4.12 The Minster identifies the following key issues:

·  "Confidentiality provisions. Concerns have been raised that the provisions in the Directive jeopardise the right to a fair trial and could mean that parties might be unaware of accusations made against them. The courts in the UK have experience of operating similar practices without controversy. However, the General Approach agreed by the Council goes some way to addressing such concerns.

·  "Limitation period. We were successful in securing in the General Approach a limitation period that is consistent with the periods currently applied in the UK — six years in England and Wales and Northern Ireland, five years in Scotland. The Government took the view that the period proposed by the European Commission (one to two years) would in many instances be too short a time in which to assemble a case that would be worth pursuing. There has been a suggestion from some MEPs that the period needs to be short to prevent the strategic use of litigation for anti-competitive purposes, particularly where an employee has joined another firm. The Directive already contains provisions in Article 6 that would enable courts to throw out cases or impose sanctions (in accordance with national law), if they find that a claim is manifestly unfounded and has been brought in bad faith.

·  "Labour mobility. The Government agrees that labour mobility is good for the economy. When employees move to different firms or start a new business, they bring knowledge, skills and experience that can benefit the firm and the economy as a whole. MEPs have stressed their commitment to the ability of workers to seek new jobs and some are concerned that the Directive could have a negative impact in this respect. The example of Silicon Valley has been cited, but it is important to note that California does in fact have a trade secret law. It does not require non-compete clauses in employment contracts, but these are not a necessary part of trade secret protection.

    "I am aware of stakeholder concerns that the Commission's text seemed to provide lower protection for trade secrets gained by an employee during the course of his or her employment. This is a concern because former employees are among the most commonly cited sources of risk of trade secret misappropriation. Recital 8 of the Commission text said that such information would not come within the definition of 'trade secret' if it were 'known among or accessible to persons within the circles that normally deal with the kind of information in question'. By contrast, the TRIPS Agreement requires protection of confidential information so long as it is 'not generally known among or readily accessible' to such persons. The General Approach agreed by the Council contains language that is consistent with the TRIPS Agreement. The Government is keen to see that an appropriate balance is struck between the interests of the employer and the employee."

4.13 In relation to the fact that this would be the first exercise of competence by the EU in this particular field the Minister provides this information:

    "Article 39 of The World Trade Organisation's Agreement on the Trade-Related Aspects of Intellectual Property Rights (TRIPS) requires all members to protect trade secrets. This requirement has been implemented in different ways across the European Union.
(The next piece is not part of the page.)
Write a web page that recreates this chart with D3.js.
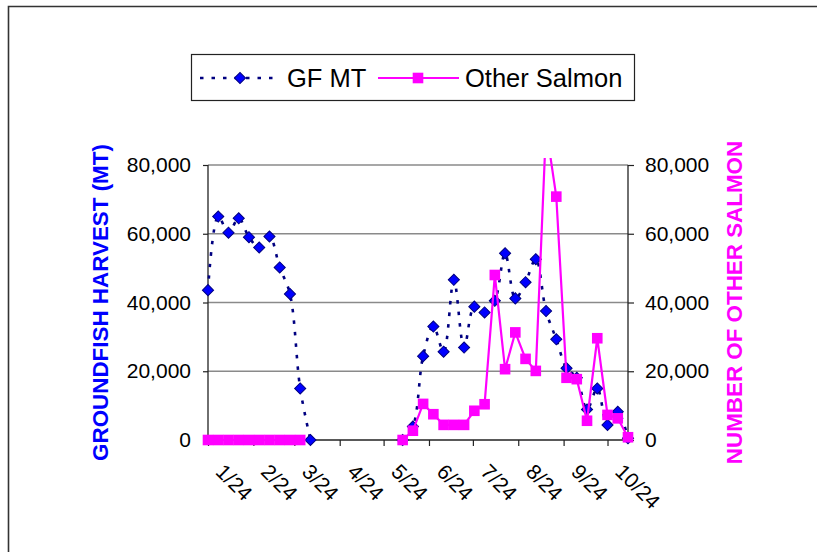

    "The EU has already exercised its internal competence in the area of trade secrets. Directive 2004/48/EC on the Enforcement of Intellectual Property Rights applies to trade secrets and, insofar as it has done so, it is not therefore open to Member States to exercise competence unless the EU ceases to do so (see Article 2(2) TFEU).

    "As regards matters relating to trade secrets which are not covered by the Enforcement Directive, the adoption of the proposed Directive would be an exercise of EU shared competence in the area of trade secrets in the internal market. The responses from business to pre-legislative studies indicate that the differences in treatment can distort the internal market, with 38% of respondents saying that they reduce the incentives to collaborate with companies or research organisations in other Member States.
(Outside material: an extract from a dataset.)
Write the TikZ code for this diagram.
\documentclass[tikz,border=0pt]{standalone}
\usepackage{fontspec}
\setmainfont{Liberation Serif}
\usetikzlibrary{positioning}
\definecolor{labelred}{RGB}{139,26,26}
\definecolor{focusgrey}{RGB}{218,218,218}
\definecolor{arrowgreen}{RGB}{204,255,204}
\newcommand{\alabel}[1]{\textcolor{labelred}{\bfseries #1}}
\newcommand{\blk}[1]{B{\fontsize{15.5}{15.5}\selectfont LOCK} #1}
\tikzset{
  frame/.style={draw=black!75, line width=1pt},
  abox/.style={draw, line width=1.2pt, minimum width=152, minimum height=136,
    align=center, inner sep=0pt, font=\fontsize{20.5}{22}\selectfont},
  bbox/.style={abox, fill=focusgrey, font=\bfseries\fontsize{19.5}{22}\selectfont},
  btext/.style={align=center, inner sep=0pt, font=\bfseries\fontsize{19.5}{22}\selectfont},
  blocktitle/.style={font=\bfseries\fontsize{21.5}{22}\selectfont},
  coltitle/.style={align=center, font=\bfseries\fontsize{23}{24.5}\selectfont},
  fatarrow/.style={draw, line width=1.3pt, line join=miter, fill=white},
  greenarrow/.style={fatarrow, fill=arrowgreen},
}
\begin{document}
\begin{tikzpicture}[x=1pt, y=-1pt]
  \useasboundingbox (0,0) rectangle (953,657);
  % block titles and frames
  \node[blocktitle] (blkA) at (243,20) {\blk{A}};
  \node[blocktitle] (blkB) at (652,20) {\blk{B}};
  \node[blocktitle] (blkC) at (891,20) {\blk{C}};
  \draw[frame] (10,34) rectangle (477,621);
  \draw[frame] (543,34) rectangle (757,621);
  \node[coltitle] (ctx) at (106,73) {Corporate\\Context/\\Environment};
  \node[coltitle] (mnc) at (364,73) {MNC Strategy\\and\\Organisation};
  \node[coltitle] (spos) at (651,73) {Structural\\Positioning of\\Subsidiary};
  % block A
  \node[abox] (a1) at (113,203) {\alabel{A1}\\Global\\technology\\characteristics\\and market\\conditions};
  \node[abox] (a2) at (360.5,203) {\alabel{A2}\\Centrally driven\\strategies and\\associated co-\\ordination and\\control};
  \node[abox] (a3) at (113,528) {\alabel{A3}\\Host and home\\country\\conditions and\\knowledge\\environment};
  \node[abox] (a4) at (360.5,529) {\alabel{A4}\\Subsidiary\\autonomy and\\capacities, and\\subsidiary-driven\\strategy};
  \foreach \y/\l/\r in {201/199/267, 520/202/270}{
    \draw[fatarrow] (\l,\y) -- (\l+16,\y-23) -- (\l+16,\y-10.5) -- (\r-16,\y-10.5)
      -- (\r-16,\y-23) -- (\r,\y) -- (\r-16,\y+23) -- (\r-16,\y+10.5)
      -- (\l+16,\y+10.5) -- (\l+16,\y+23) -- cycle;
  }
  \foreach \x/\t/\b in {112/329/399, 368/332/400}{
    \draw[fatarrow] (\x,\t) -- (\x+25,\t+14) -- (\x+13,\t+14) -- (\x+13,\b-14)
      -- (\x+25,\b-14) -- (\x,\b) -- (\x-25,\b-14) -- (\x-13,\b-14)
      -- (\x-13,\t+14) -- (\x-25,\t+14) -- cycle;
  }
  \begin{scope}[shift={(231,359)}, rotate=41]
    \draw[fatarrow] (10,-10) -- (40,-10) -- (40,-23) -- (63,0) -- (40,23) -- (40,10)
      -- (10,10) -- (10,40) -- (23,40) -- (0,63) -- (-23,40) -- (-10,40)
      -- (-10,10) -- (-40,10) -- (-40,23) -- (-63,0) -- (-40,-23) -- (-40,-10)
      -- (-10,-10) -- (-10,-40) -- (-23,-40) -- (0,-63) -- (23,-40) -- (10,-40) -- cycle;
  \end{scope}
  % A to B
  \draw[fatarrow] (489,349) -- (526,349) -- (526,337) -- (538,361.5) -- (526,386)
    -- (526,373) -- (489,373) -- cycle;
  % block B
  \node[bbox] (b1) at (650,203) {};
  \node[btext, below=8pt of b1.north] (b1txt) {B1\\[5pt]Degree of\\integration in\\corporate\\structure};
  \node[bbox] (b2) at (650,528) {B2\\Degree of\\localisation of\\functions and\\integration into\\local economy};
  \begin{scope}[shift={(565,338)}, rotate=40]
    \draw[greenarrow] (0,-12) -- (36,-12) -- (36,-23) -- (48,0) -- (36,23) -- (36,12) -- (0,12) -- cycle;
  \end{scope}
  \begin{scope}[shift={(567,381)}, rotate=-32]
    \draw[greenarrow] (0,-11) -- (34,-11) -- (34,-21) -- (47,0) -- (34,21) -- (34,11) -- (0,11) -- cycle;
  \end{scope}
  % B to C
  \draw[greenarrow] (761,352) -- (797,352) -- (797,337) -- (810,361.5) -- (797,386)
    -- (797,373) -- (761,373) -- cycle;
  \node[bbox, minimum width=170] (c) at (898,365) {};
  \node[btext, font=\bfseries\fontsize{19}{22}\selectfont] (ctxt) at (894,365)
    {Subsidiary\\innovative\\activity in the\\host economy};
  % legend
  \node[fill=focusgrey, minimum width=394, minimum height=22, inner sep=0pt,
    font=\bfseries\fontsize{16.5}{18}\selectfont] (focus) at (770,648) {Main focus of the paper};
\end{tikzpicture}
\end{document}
    "The Government thinks that it is appropriate for the EU to exercise its competence in this area, based on Article 114 of the TFEU, allowing for the adoption of EU rules harmonising national legislation if they are necessary for the smooth functioning of the internal market. Member States have adopted different definitions of trade secrets and unlawful behaviour, so that it can be difficult for businesses to understand the scope of protection. There are also significant differences in available remedies and in the ability to maintain confidentiality during legal proceedings. Weaker protection means that trade secret holders have to accept the greater risk of misappropriation or invest more in security measures, and makes it more likely that infringing goods enter the internal market.

    "The proposed Directive would provide innovative businesses that operate across the EU with greater clarity. The text, as it currently stands, would not prevent Member States from applying more far-reaching protection, provided that this is consistent with the safeguards contained in the Directive.
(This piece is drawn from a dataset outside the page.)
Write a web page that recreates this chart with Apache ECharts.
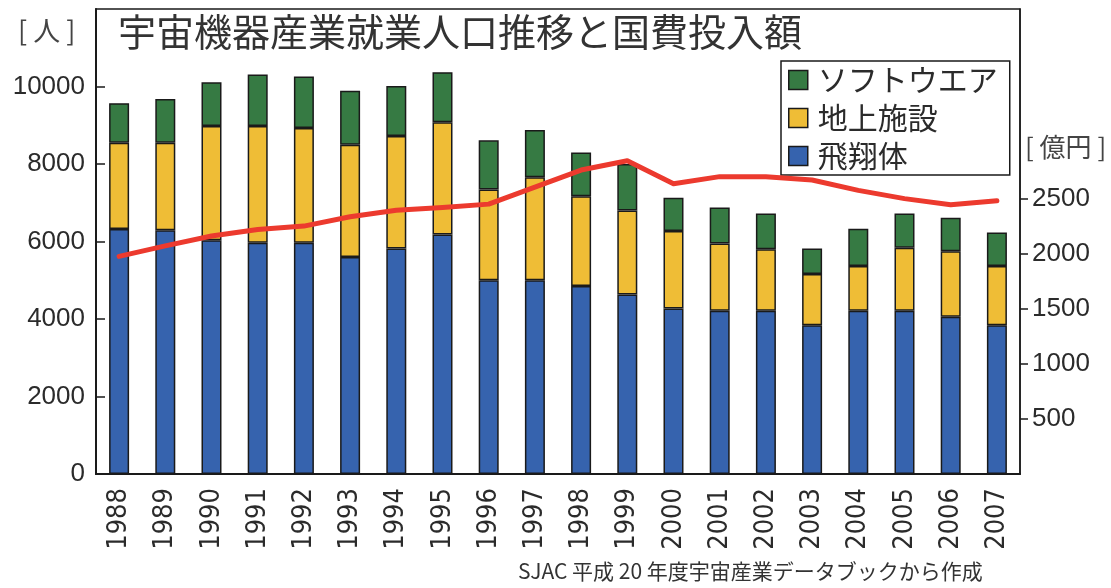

    "I will now turn to the question of external competence. While the Union has exclusive competence for the conclusion of an international agreement in so far as its conclusion may affect common rules or alter their scope, in so far as the Directive would contain minimum standards, the EU would not have exclusive competence where the international agreement also contains minimum standards.

    "The Committee remarked on the role of the Court of Justice of the EU, which would have jurisdiction to interpret the provisions of the Directive, once adopted. As I have explained above, the difference in treatment between Member States decreases businesses' confidence in sharing knowledge across borders. Applying the same minimum standards across the European Union will reduce such barriers to knowledge and technology transfer.

    "Even if the Directive is not adopted, the Court of Justice of the EU has jurisdiction to interpret the provisions of Article 39 of the TRIPS Agreement by virtue of this being considered to be within exclusive EU competence. This follows from the Court's ruling in (C-414/11)."

4.14 Finally the Minister raises a new issue:

    "Stakeholders have noted the absence of provisions for obtaining evidence. Such provisions are available in the IP Enforcement Directive (Directive 2004/48/EC). Recital 13 of that Directive states that 'It is necessary to define the scope of this Directive as widely as possible in order to encompass all the intellectual property rights covered by Community provisions in this field and/or by the national law of the Member States concerned'. The Recitals of the proposed Trade Secrets Directive acknowledge that the IP Enforcement Directive applies to trade secrets: '... where the scope of application of Directive 2004/48/EC of the European Parliament and of the Council and the scope of this Directive overlap, this Directive takes precedence as lex specialis' (Recital 28). In practice, the preliminary study by Baker & McKenzie indicates that measures to secure evidence are available in all but three of the then 27 Member States."[10]

Previous Committee Reports

Forty-eighth Report HC 83-xliii (2013-14), chapter 3 (7 May 2014), Thirty-sixth Report HC 83-xxxiii (2013-14), chapter 3 (12 February 2014).